Abstract

Many factors contribute to the complex patterns of ecological conditions in streams. Nutrient and light availability are 2 factors that directly affect benthic algal assemblages and thereby indirectly affect stream faunas. A null model of the major changes and determinants of benthic algal assemblage structure and function along resource (nutrient and light) gradients is proposed. This model predicts that low-resource stress, herbivory, competition, and colonization of habitats by new algal growth forms are the dominant determinants of benthic algal ecology at successively higher resource levels. It also predicts major changes in algal assemblages in resource conditions at which regulation of communities changes from one dominant determinant to another. In many streams, diatoms dominate low-density biofilms in low resource conditions where resource stress and herbivory regulate periphyton. Above a herbivory threshold, a resource condition in which algal accumulation rates equal grazing rates, diatoms should accrue to densities that are regulated by competition for light and nutrients.
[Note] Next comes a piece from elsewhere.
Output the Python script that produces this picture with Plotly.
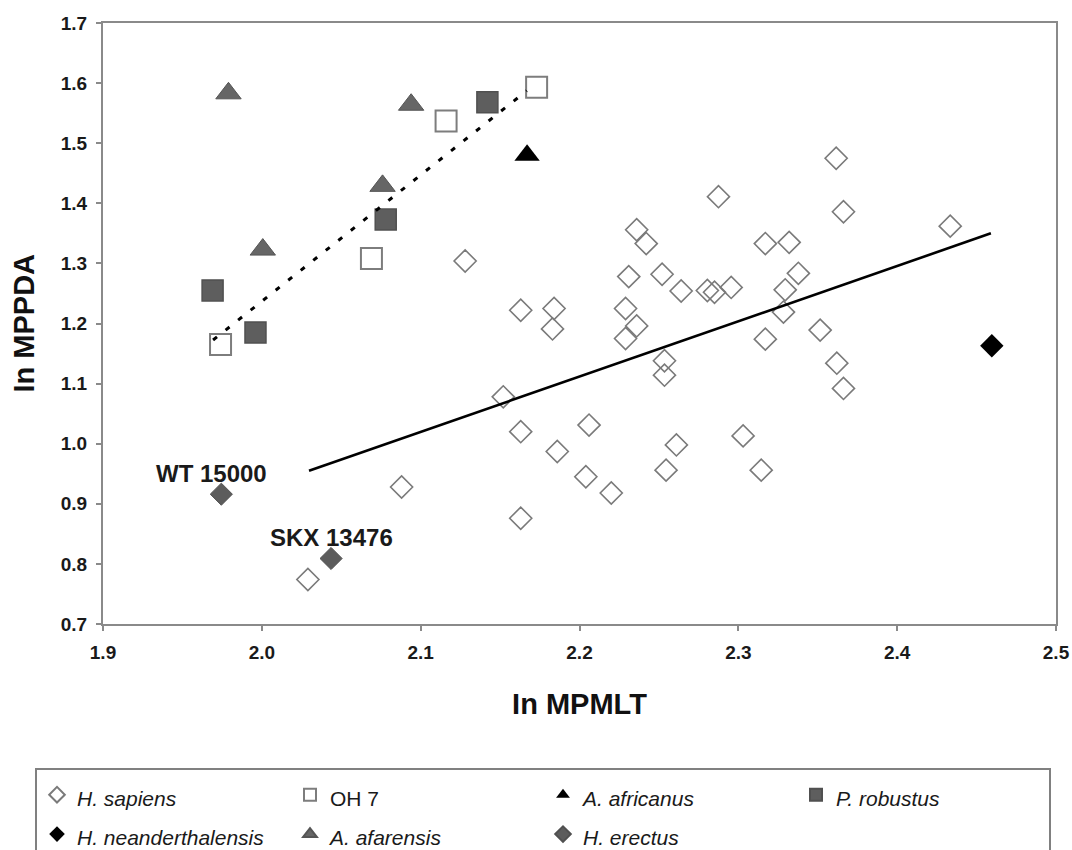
import plotly.graph_objects as go

# ln MPMLT (x) and ln MPPDA (y) for each group
sapiens_x = [2.029, 2.088, 2.128, 2.152, 2.163, 2.163, 2.163, 2.184, 2.183, 2.186,
             2.206, 2.204, 2.220, 2.229, 2.231, 2.229, 2.236, 2.236, 2.242, 2.252,
             2.2535, 2.2535, 2.2545, 2.261, 2.264, 2.2805, 2.285, 2.2875, 2.2955, 2.303,
             2.3144, 2.317, 2.317, 2.3284, 2.3295, 2.332, 2.3378, 2.3515, 2.3616, 2.362,
             2.3662, 2.3662, 2.4334]
sapiens_y = [0.774, 0.928, 1.304, 1.078, 1.222, 1.020, 0.876, 1.225, 1.191, 0.987,
             1.031, 0.945, 0.918, 1.225, 1.278, 1.175, 1.196, 1.356, 1.333, 1.282,
             1.138, 1.114, 0.956, 0.998, 1.254, 1.255, 1.252, 1.411, 1.260, 1.013,
             0.956, 1.333, 1.174, 1.219, 1.256, 1.335, 1.2835, 1.189, 1.475, 1.134,
             1.386, 1.092, 1.362]

oh7_x = [1.974, 2.069, 2.116, 2.173]
oh7_y = [1.165, 1.308, 1.537, 1.593]

africanus_x = [2.167]
africanus_y = [1.480]

robustus_x = [1.969, 1.996, 2.078, 2.142]
robustus_y = [1.255, 1.185, 1.373, 1.568]

neanderthalensis_x = [2.4596]
neanderthalensis_y = [1.163]

afarensis_x = [1.979, 2.0006, 2.076, 2.094]
afarensis_y = [1.583, 1.323, 1.429, 1.564]

erectus_x = [1.9745, 2.0436]
erectus_y = [0.916, 0.809]
erectus_labels = ["WT 15000", "SKX 13476"]

# regression lines (end points)
sapiens_fit_x = [2.0297, 2.459]
sapiens_fit_y = [0.955, 1.350]
early_fit_x = [1.9693, 2.1668]
early_fit_y = [1.1725, 1.5874]

x_ticks = [1.9, 2.0, 2.1, 2.2, 2.3, 2.4, 2.5]
y_ticks = [0.7, 0.8, 0.9, 1.0, 1.1, 1.2, 1.3, 1.4, 1.5, 1.6, 1.7]

FONT = "Arial, Liberation Sans, sans-serif"


def legend_name(text):
    # legend rows are spaced by the legend font size; the label itself is drawn smaller
    return f'<span style="font-size:21px">{text}</span>'


fig = go.Figure()

fig.add_trace(go.Scatter(
    x=sapiens_x, y=sapiens_y, mode="markers", name=legend_name("<i>H. sapiens</i>"),
    marker=dict(symbol="diamond-open", size=17, color="#7a7a7a", line=dict(width=1.6, color="#7a7a7a"))))
fig.add_trace(go.Scatter(
    x=oh7_x, y=oh7_y, mode="markers", name=legend_name("OH 7"),
    marker=dict(symbol="square", size=21, color="white", line=dict(width=2, color="#7d7d7d"))))
fig.add_trace(go.Scatter(
    x=africanus_x, y=africanus_y, mode="markers", name=legend_name("<i>A. africanus</i>"),
    marker=dict(symbol="triangle-up", size=22, color="black", line=dict(width=0))))
fig.add_trace(go.Scatter(
    x=robustus_x, y=robustus_y, mode="markers", name=legend_name("<i>P. robustus</i>"),
    marker=dict(symbol="square", size=21, color="#5e5e5e", line=dict(width=1.5, color="#505050"))))
fig.add_trace(go.Scatter(
    x=neanderthalensis_x, y=neanderthalensis_y, mode="markers",
    name=legend_name("<i>H. neanderthalensis</i>"),
    marker=dict(symbol="diamond", size=18, color="black", line=dict(width=0))))
fig.add_trace(go.Scatter(
    x=afarensis_x, y=afarensis_y, mode="markers", name=legend_name("<i>A. afarensis</i>"),
    marker=dict(symbol="triangle-up", size=22, color="#666666", line=dict(width=1, color="#555555"))))
fig.add_trace(go.Scatter(
    x=erectus_x, y=erectus_y, mode="markers", name=legend_name("<i>H. erectus</i>"),
    marker=dict(symbol="diamond", size=17, color="#5c5c5c", line=dict(width=1, color="#505050"))))

fig.add_trace(go.Scatter(
    x=sapiens_fit_x, y=sapiens_fit_y, mode="lines", showlegend=False,
    line=dict(color="black", width=2.6)))
fig.add_trace(go.Scatter(
    x=early_fit_x, y=early_fit_y, mode="lines", showlegend=False,
    line=dict(color="black", width=3, dash="5px,11px")))

for lx, ly, txt, dx in zip(erectus_x, erectus_y, erectus_labels, [-10, 0]):
    fig.add_annotation(x=lx, y=ly, text=f"<b>{txt}</b>", showarrow=False,
                       xanchor="center", yanchor="middle", xshift=dx, yshift=21,
                       font=dict(family=FONT, size=24, color="#1a1a1a"))

# y-axis title, placed left of the tick labels
fig.add_annotation(xref="paper", yref="paper", x=(23 - 103) / 953, y=0.5,
                   text="<b>In MPPDA</b>", textangle=-90, showarrow=False,
                   xanchor="center", yanchor="middle",
                   font=dict(family=FONT, size=29, color="#111111"))

axis_common = dict(
    showgrid=False, zeroline=False, showline=True, linecolor="#8a8a8a", linewidth=2,
    mirror=True, ticks="outside", ticklen=5, tickwidth=2, tickcolor="#8a8a8a",
    tickfont=dict(family=FONT, size=19, color="#1a1a1a"),
)

fig.update_layout(
    width=1072, height=850,
    margin=dict(l=103, r=16, t=23, b=226, autoexpand=False),
    paper_bgcolor="white", plot_bgcolor="white",
    font=dict(family=FONT),
    xaxis=dict(range=[1.9, 2.5], tickvals=x_ticks, ticktext=[f"<b>{v:.1f}</b>" for v in x_ticks],
               ticklabelstandoff=5,
               title=dict(text="<b>In MPMLT</b>", font=dict(family=FONT, size=29, color="#111111"),
                          standoff=32),
               **axis_common),
    yaxis=dict(range=[0.7, 1.7], tickvals=y_ticks, ticktext=[f"<b>{v:.1f}</b>" for v in y_ticks],
               ticklabelstandoff=5, **axis_common),
    showlegend=True,
    legend=dict(
        orientation="h", xref="paper", yref="paper",
        x=(35 - 103) / 953, y=(624 - 768) / 601, xanchor="left", yanchor="top",
        bordercolor="#808080", borderwidth=2, bgcolor="white",
        entrywidth=208, entrywidthmode="pixels", itemsizing="constant",
        font=dict(family=FONT, size=28, color="#1a1a1a"),
    ),
)

fig.write_html("out.html")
Another resource threshold can occur where increasing nutrient or light regimes make the habitat available for colonization by different algae, such as Cladophora or other filamentous greens, that have growth forms very different from those of diatom-dominated assemblages. A concept of ecological sustainability is also proposed which quantifies the changes in environmental conditions that an ecosystem can withstand without "significantly" changing ecological integrity. Linkage between the resource threshold hypothesis and ecological sustainability helps to define environmental criteria at points along resource gradients where significant changes in ecological processes are expected.